Chapter 15. Troubleshooting and Debugging HBase

Table of Contents

15.1. General Guidelines
15.2. Logs
15.2.1. Log Locations
15.3. Tools
15.3.1. search-hadoop.com
15.3.2. tail
15.3.3. top
15.3.4. jps
15.3.5. jstack
15.3.6. OpenTSDB
15.3.7. clusterssh+top
15.4. Client
15.4.1. ScannerTimeoutException
15.5. RegionServer
15.5.1. Startup Errors
15.5.2. Runtime Errors
15.5.3. Shutdown Errors
15.6. Master
15.6.1. Startup Errors
15.6.2. Shutdown Errors

15.1. General Guidelines

Always start with the master log (TODO: Which lines?). Normally it’s just printing the same lines over and over again. If not, then there’s an issue. Google or search-hadoop.com should return some hits for those exceptions you’re seeing.

An error rarely comes alone in HBase, usually when something gets screwed up what will follow may be hundreds of exceptions and stack traces coming from all over the place.

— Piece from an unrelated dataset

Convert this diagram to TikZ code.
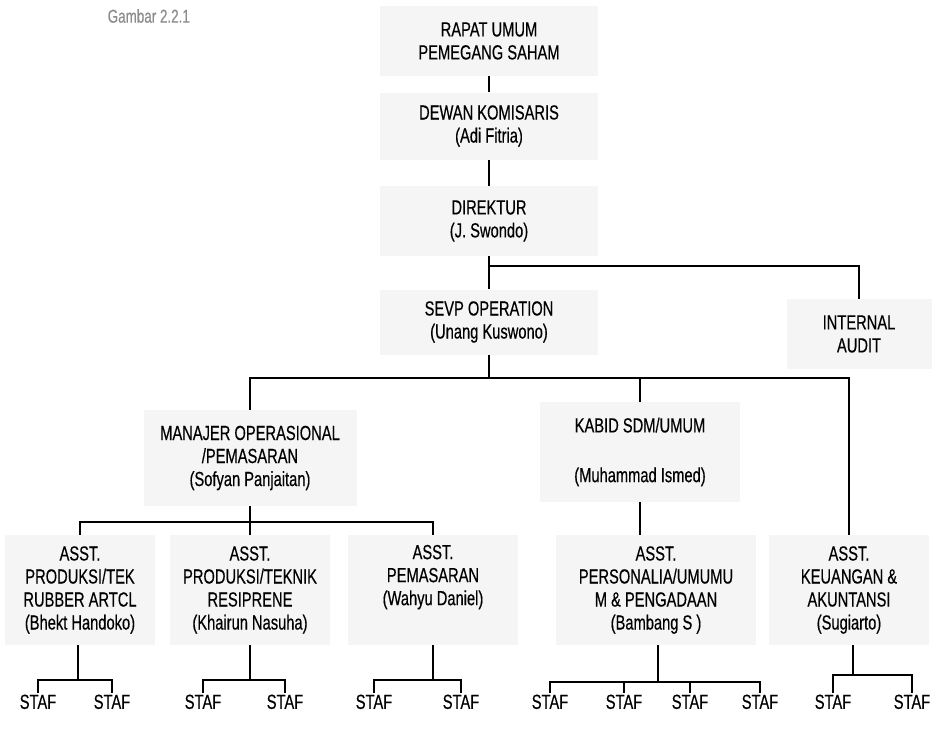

The best way to approach this type of problem is to walk the log up to where it all began, for example one trick with RegionServers is that they will print some metrics when aborting so grepping for Dump should get you around the start of the problem.

RegionServer suicides are “normal”, as this is what they do when something goes wrong. For example, if ulimit and xcievers (the two most important initial settings, see Section 1.3.1.6, “ ulimit and nproc) aren’t changed, it will make it impossible at some point for DataNodes to create new threads that from the HBase point of view is seen as if HDFS was gone. Think about what would happen if your MySQL database was suddenly unable to access files on your local file system, well it’s the same with HBase and HDFS. Another very common reason to see RegionServers committing seppuku is when they enter prolonged garbage collection pauses that last longer than the default ZooKeeper session timeout. For more information on GC pauses, see the 3 part blog post by Todd Lipcon and Section 13.1.1.1, “Long GC pauses” above.